Mississippi backwater project requires an extraordinary approach
Sometimes it takes extra effort to do the right thing. And rebuilding an 84-year-old transmission line in the backwaters of the Mississippi River proved deserving of extra effort. It called for specialized equipment, including an airboat to erect more than two miles of transmission line through the pristine Upper Mississippi River National Wildlife Refuge near Nelson, Wisconsin.
A foundation type called helical pile is being used on the majority of structures for the rebuild. Steel bases weighing nearly 900 pounds support the new transmission towers.

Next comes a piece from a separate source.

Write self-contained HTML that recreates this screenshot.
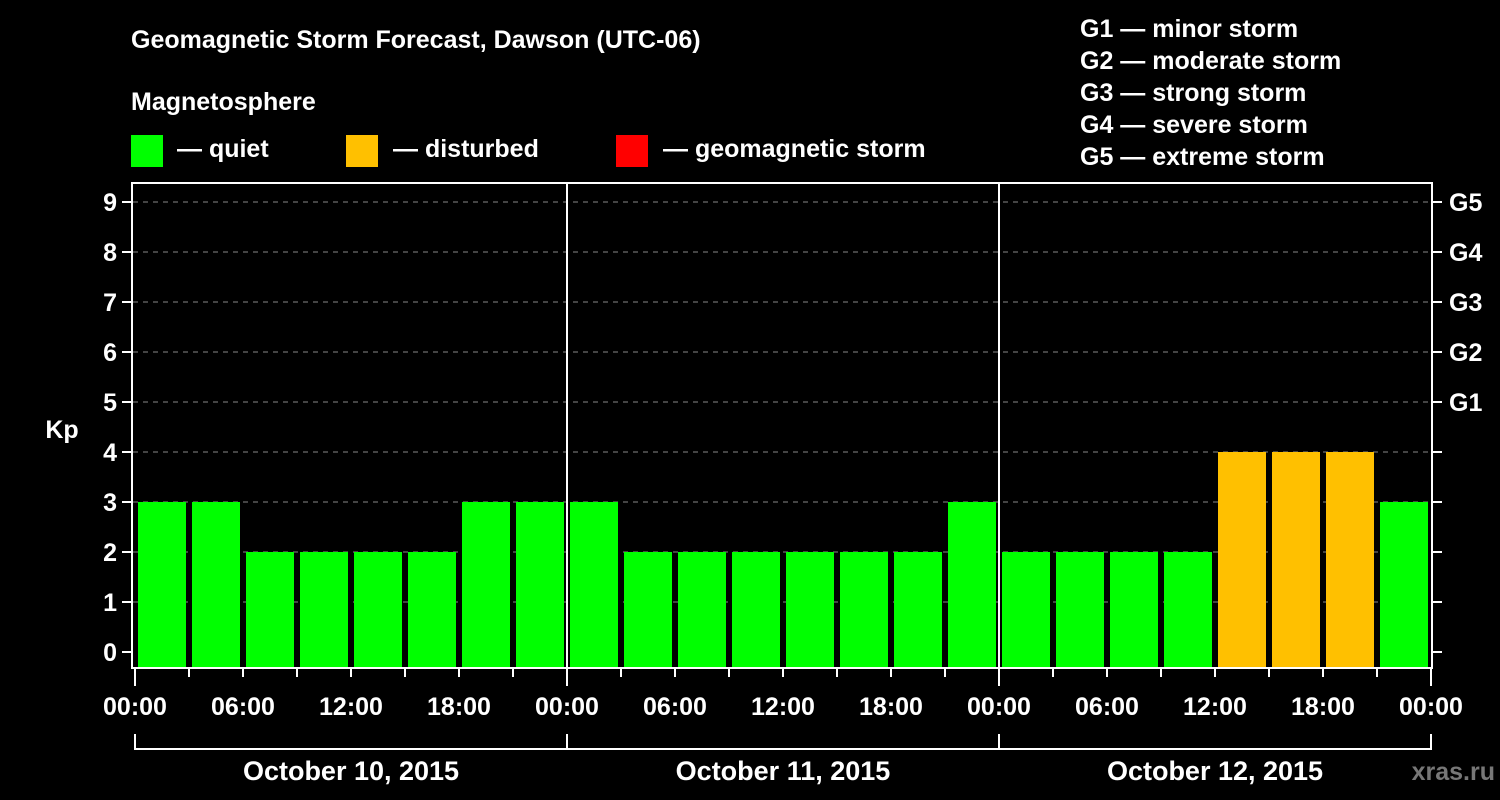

“This foundation type allows installation without excavation using a minimal amount of equipment and crew which is very beneficial from both a cost and environmental perspective in the Refuge’s sensitive terrain,” said Chris Strom, senior engineer transmission. “All foundation materials were able to be transported to the structure locations using the airboat. Underlying soil conditions are poor, so the helical piles are driven to the depths necessary for adequate support.”

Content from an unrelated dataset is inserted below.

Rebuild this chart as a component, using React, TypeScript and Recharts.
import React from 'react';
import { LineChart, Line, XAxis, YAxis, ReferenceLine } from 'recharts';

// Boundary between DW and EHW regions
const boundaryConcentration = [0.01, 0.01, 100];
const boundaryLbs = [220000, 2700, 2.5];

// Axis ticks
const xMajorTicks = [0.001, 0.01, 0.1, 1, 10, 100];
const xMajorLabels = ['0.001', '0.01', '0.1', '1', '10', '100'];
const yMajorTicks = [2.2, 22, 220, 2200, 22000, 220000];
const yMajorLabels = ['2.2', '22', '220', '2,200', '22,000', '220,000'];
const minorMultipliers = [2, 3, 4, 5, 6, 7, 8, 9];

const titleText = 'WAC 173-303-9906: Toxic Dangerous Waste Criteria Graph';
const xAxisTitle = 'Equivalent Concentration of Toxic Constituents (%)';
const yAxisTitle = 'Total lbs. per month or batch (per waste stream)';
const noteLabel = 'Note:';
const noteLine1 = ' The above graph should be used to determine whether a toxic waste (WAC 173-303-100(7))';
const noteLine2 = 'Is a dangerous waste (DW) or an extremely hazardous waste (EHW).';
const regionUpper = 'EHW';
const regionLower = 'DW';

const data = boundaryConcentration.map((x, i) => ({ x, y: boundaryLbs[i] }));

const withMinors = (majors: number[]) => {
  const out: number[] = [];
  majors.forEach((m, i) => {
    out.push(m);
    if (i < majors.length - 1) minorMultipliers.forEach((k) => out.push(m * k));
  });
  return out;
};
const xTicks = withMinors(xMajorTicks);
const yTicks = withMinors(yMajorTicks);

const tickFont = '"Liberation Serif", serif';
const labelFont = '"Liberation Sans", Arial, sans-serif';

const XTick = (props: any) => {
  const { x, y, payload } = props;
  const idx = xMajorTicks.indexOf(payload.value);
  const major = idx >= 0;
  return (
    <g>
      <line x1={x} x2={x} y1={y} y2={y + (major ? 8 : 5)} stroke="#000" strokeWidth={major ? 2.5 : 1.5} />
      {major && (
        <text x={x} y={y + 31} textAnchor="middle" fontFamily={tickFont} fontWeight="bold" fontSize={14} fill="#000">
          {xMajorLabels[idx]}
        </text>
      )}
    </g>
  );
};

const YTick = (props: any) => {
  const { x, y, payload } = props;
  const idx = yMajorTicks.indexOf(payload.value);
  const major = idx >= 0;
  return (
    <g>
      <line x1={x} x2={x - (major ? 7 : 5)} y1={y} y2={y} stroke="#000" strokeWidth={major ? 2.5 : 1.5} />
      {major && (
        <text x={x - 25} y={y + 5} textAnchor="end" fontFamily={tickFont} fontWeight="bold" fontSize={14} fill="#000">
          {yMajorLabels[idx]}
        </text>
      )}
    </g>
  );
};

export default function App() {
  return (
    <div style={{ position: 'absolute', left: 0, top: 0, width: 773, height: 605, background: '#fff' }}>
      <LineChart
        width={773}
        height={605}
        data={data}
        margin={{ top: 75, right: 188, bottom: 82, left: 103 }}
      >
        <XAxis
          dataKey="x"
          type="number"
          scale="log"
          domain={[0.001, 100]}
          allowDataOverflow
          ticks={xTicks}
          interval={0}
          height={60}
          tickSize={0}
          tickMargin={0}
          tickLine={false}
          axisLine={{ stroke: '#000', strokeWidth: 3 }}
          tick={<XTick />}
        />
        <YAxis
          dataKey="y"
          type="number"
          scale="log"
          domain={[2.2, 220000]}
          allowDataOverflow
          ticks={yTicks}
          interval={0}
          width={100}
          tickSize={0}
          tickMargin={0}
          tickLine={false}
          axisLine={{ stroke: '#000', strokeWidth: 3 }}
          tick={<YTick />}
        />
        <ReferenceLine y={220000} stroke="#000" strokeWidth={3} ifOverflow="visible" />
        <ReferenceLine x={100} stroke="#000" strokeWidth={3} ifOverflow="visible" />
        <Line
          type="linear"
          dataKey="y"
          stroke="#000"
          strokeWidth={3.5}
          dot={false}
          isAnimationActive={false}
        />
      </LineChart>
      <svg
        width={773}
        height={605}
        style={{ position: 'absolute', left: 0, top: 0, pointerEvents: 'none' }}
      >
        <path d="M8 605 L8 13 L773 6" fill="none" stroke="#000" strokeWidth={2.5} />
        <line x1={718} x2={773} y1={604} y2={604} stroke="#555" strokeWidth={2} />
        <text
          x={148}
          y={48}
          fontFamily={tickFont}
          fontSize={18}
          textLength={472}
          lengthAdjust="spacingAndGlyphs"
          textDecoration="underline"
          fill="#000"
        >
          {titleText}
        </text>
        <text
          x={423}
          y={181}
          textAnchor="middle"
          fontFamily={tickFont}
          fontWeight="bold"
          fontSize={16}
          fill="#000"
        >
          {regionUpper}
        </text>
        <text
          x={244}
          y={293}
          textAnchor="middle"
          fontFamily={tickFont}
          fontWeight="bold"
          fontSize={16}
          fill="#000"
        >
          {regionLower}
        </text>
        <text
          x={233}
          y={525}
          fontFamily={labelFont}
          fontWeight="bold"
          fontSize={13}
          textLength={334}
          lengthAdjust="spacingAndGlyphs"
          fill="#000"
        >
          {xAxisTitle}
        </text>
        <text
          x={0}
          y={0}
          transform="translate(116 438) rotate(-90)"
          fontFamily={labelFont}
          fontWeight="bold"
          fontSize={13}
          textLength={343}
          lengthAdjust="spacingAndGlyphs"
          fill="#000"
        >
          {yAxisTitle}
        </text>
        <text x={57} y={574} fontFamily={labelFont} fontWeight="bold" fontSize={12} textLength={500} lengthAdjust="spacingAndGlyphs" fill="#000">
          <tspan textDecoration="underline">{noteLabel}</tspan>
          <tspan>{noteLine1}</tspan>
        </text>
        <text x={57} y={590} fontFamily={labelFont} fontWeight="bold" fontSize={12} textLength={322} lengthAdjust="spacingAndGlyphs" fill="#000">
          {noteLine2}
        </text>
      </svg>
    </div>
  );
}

The project required working closely with the U.S. Fish and Wildlife Service and the US Army Corps of Engineers because transmission line is on designated federal wildlife refuge land.
“Due to the location of this transmission line rebuild, we had to take into account the environmental aspects in our permitting,” said Ellen Heine, senior siting and land rights agent. “We appreciate the efforts of the Fish and Wildlife Service, the Corps of Engineers, the Wisconsin DNR, and the entire project team to work together to find the best solution possible for now and the future.”
The foundation work was completed in mid-January. Steel H-frame structures will be installed this fall using helicopters and the entire project is expected to be complete by the end of 2019.